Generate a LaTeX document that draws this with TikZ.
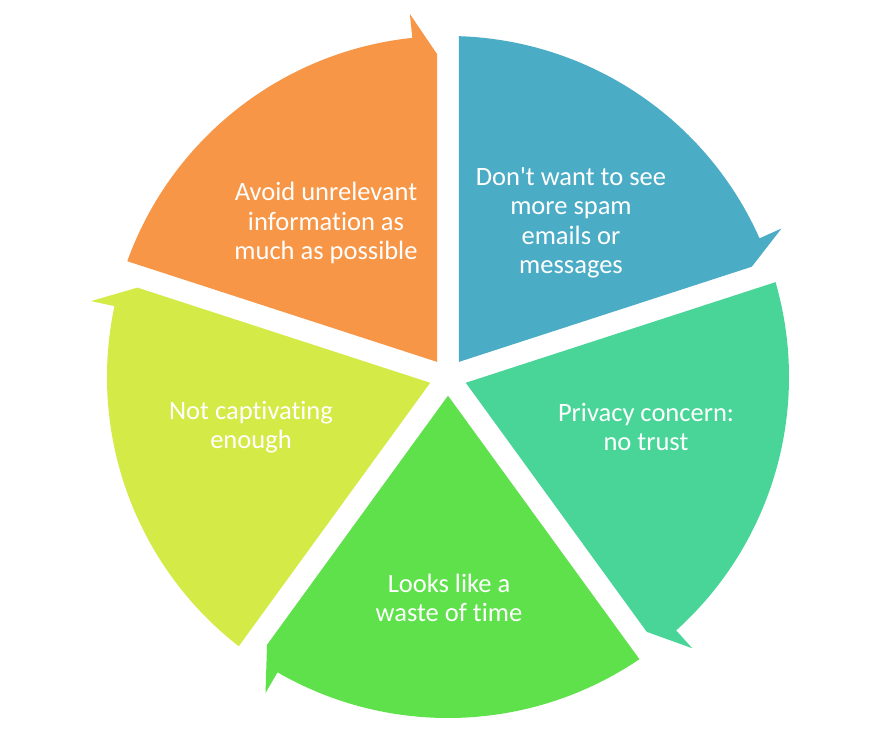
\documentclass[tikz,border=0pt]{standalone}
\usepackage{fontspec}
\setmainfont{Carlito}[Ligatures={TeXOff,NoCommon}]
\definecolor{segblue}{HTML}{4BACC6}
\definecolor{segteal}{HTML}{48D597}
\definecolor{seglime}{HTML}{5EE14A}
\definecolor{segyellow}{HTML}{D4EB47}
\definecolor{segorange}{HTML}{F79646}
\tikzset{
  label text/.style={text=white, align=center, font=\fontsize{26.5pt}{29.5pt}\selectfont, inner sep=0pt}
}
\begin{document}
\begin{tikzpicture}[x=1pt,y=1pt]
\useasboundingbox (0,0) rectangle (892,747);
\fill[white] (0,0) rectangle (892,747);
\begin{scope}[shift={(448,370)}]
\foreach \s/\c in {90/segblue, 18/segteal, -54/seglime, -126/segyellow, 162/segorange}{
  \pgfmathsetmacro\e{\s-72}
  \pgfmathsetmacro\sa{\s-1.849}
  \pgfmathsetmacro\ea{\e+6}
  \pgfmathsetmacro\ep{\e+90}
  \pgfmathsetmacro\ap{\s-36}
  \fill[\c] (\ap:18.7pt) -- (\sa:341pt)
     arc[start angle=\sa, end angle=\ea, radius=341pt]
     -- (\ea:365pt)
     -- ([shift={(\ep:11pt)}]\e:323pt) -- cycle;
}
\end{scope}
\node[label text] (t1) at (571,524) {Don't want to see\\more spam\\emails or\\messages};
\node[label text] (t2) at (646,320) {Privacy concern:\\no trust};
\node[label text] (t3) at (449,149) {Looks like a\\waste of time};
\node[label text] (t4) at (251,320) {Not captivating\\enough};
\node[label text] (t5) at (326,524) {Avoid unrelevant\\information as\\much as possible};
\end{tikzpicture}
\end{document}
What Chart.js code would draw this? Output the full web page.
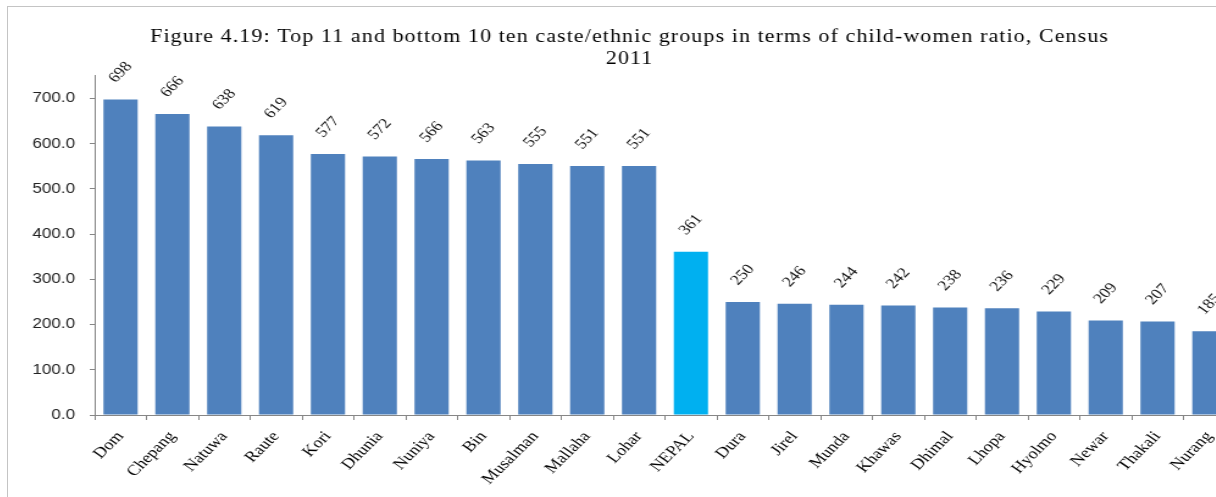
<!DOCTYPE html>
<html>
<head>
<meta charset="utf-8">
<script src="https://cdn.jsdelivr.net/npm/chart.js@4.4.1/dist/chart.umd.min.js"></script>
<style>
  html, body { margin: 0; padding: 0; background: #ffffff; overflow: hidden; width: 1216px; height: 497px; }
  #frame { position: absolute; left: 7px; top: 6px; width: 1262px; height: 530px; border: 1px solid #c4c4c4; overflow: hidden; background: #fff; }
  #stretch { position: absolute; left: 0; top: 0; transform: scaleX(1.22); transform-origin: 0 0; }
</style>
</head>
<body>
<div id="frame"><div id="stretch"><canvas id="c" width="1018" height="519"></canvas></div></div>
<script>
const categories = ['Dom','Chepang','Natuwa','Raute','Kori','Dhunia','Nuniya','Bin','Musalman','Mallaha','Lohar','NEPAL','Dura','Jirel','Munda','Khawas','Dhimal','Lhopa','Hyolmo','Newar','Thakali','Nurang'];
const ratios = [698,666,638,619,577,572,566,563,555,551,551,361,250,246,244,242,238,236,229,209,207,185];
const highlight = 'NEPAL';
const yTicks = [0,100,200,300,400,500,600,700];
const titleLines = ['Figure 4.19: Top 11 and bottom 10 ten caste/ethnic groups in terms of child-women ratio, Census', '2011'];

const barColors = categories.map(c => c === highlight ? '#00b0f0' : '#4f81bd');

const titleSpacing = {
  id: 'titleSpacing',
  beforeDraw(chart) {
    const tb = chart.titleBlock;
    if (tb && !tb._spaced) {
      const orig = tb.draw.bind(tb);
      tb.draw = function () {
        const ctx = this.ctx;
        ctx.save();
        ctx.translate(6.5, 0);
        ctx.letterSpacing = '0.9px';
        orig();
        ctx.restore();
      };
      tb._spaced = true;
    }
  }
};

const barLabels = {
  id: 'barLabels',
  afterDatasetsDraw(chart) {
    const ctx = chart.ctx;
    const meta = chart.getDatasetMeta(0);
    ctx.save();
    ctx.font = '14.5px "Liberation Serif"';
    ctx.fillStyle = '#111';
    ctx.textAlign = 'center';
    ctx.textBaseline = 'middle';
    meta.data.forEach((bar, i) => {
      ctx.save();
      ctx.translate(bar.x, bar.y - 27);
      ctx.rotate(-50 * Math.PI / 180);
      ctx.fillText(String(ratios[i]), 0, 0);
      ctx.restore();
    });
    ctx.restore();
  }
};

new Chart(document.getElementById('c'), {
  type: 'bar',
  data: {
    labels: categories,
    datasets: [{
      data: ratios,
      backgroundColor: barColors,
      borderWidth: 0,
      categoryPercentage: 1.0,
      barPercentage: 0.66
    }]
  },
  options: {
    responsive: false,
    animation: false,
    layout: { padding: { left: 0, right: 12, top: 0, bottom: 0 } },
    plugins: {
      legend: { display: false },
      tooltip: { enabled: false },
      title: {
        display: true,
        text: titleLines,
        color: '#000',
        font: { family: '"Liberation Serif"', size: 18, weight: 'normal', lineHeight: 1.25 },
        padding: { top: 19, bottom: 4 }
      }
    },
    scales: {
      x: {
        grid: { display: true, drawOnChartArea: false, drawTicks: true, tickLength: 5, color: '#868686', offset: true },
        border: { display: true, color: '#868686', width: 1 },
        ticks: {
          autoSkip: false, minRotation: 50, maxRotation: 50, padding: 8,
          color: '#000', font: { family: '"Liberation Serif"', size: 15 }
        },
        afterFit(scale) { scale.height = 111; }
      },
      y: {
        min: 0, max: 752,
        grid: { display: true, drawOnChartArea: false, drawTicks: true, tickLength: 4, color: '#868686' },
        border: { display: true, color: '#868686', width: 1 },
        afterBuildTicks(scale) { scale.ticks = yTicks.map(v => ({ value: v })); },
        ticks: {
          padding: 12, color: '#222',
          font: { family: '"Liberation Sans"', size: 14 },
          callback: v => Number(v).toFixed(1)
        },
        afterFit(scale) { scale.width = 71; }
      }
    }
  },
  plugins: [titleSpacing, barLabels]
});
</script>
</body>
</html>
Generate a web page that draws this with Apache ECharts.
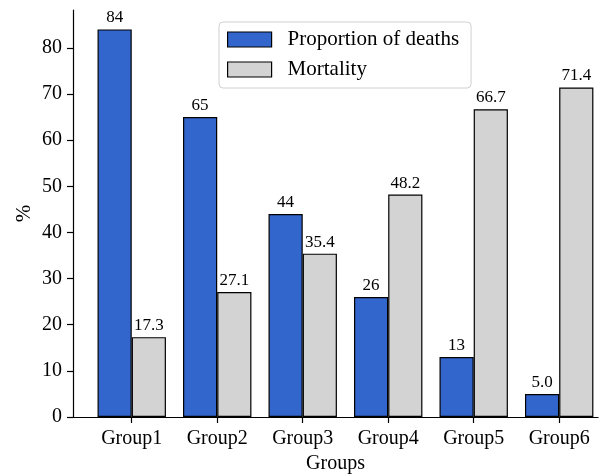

Work to be completed
Copy each line exactly, and leave the pictures out of your copy.

Task solution
Generate a LaTeX document that draws this with TikZ.
\documentclass[tikz,border=0pt]{standalone}
\usepackage{fontspec}
\setmainfont{Carlito}[Ligatures={TeXOff,NoCommon}]
\definecolor{segblue}{HTML}{4BACC6}
\definecolor{segteal}{HTML}{48D597}
\definecolor{seglime}{HTML}{5EE14A}
\definecolor{segyellow}{HTML}{D4EB47}
\definecolor{segorange}{HTML}{F79646}
\tikzset{
  label text/.style={text=white, align=center, font=\fontsize{26.5pt}{29.5pt}\selectfont, inner sep=0pt}
}
\begin{document}
\begin{tikzpicture}[x=1pt,y=1pt]
\useasboundingbox (0,0) rectangle (892,747);
\fill[white] (0,0) rectangle (892,747);
\begin{scope}[shift={(448,370)}]
\foreach \s/\c in {90/segblue, 18/segteal, -54/seglime, -126/segyellow, 162/segorange}{
  \pgfmathsetmacro\e{\s-72}
  \pgfmathsetmacro\sa{\s-1.849}
  \pgfmathsetmacro\ea{\e+6}
  \pgfmathsetmacro\ep{\e+90}
  \pgfmathsetmacro\ap{\s-36}
  \fill[\c] (\ap:18.7pt) -- (\sa:341pt)
     arc[start angle=\sa, end angle=\ea, radius=341pt]
     -- (\ea:365pt)
     -- ([shift={(\ep:11pt)}]\e:323pt) -- cycle;
}
\end{scope}
\node[label text] (t1) at (571,524) {Don't want to see\\more spam\\emails or\\messages};
\node[label text] (t2) at (646,320) {Privacy concern:\\no trust};
\node[label text] (t3) at (449,149) {Looks like a\\waste of time};
\node[label text] (t4) at (251,320) {Not captivating\\enough};
\node[label text] (t5) at (326,524) {Avoid unrelevant\\information as\\much as possible};
\end{tikzpicture}
\end{document}
What Chart.js code would draw this? Output the full web page.
<!DOCTYPE html>
<html>
<head>
<meta charset="utf-8">
<script src="https://cdn.jsdelivr.net/npm/chart.js@4.4.1/dist/chart.umd.min.js"></script>
<style>
  html, body { margin: 0; padding: 0; background: #ffffff; overflow: hidden; width: 1216px; height: 497px; }
  #frame { position: absolute; left: 7px; top: 6px; width: 1262px; height: 530px; border: 1px solid #c4c4c4; overflow: hidden; background: #fff; }
  #stretch { position: absolute; left: 0; top: 0; transform: scaleX(1.22); transform-origin: 0 0; }
</style>
</head>
<body>
<div id="frame"><div id="stretch"><canvas id="c" width="1018" height="519"></canvas></div></div>
<script>
const categories = ['Dom','Chepang','Natuwa','Raute','Kori','Dhunia','Nuniya','Bin','Musalman','Mallaha','Lohar','NEPAL','Dura','Jirel','Munda','Khawas','Dhimal','Lhopa','Hyolmo','Newar','Thakali','Nurang'];
const ratios = [698,666,638,619,577,572,566,563,555,551,551,361,250,246,244,242,238,236,229,209,207,185];
const highlight = 'NEPAL';
const yTicks = [0,100,200,300,400,500,600,700];
const titleLines = ['Figure 4.19: Top 11 and bottom 10 ten caste/ethnic groups in terms of child-women ratio, Census', '2011'];

const barColors = categories.map(c => c === highlight ? '#00b0f0' : '#4f81bd');

const titleSpacing = {
  id: 'titleSpacing',
  beforeDraw(chart) {
    const tb = chart.titleBlock;
    if (tb && !tb._spaced) {
      const orig = tb.draw.bind(tb);
      tb.draw = function () {
        const ctx = this.ctx;
        ctx.save();
        ctx.translate(6.5, 0);
        ctx.letterSpacing = '0.9px';
        orig();
        ctx.restore();
      };
      tb._spaced = true;
    }
  }
};

const barLabels = {
  id: 'barLabels',
  afterDatasetsDraw(chart) {
    const ctx = chart.ctx;
    const meta = chart.getDatasetMeta(0);
    ctx.save();
    ctx.font = '14.5px "Liberation Serif"';
    ctx.fillStyle = '#111';
    ctx.textAlign = 'center';
    ctx.textBaseline = 'middle';
    meta.data.forEach((bar, i) => {
      ctx.save();
      ctx.translate(bar.x, bar.y - 27);
      ctx.rotate(-50 * Math.PI / 180);
      ctx.fillText(String(ratios[i]), 0, 0);
      ctx.restore();
    });
    ctx.restore();
  }
};

new Chart(document.getElementById('c'), {
  type: 'bar',
  data: {
    labels: categories,
    datasets: [{
      data: ratios,
      backgroundColor: barColors,
      borderWidth: 0,
      categoryPercentage: 1.0,
      barPercentage: 0.66
    }]
  },
  options: {
    responsive: false,
    animation: false,
    layout: { padding: { left: 0, right: 12, top: 0, bottom: 0 } },
    plugins: {
      legend: { display: false },
      tooltip: { enabled: false },
      title: {
        display: true,
        text: titleLines,
        color: '#000',
        font: { family: '"Liberation Serif"', size: 18, weight: 'normal', lineHeight: 1.25 },
        padding: { top: 19, bottom: 4 }
      }
    },
    scales: {
      x: {
        grid: { display: true, drawOnChartArea: false, drawTicks: true, tickLength: 5, color: '#868686', offset: true },
        border: { display: true, color: '#868686', width: 1 },
        ticks: {
          autoSkip: false, minRotation: 50, maxRotation: 50, padding: 8,
          color: '#000', font: { family: '"Liberation Serif"', size: 15 }
        },
        afterFit(scale) { scale.height = 111; }
      },
      y: {
        min: 0, max: 752,
        grid: { display: true, drawOnChartArea: false, drawTicks: true, tickLength: 4, color: '#868686' },
        border: { display: true, color: '#868686', width: 1 },
        afterBuildTicks(scale) { scale.ticks = yTicks.map(v => ({ value: v })); },
        ticks: {
          padding: 12, color: '#222',
          font: { family: '"Liberation Sans"', size: 14 },
          callback: v => Number(v).toFixed(1)
        },
        afterFit(scale) { scale.width = 71; }
      }
    }
  },
  plugins: [titleSpacing, barLabels]
});
</script>
</body>
</html>
Generate a web page that draws this with Apache ECharts.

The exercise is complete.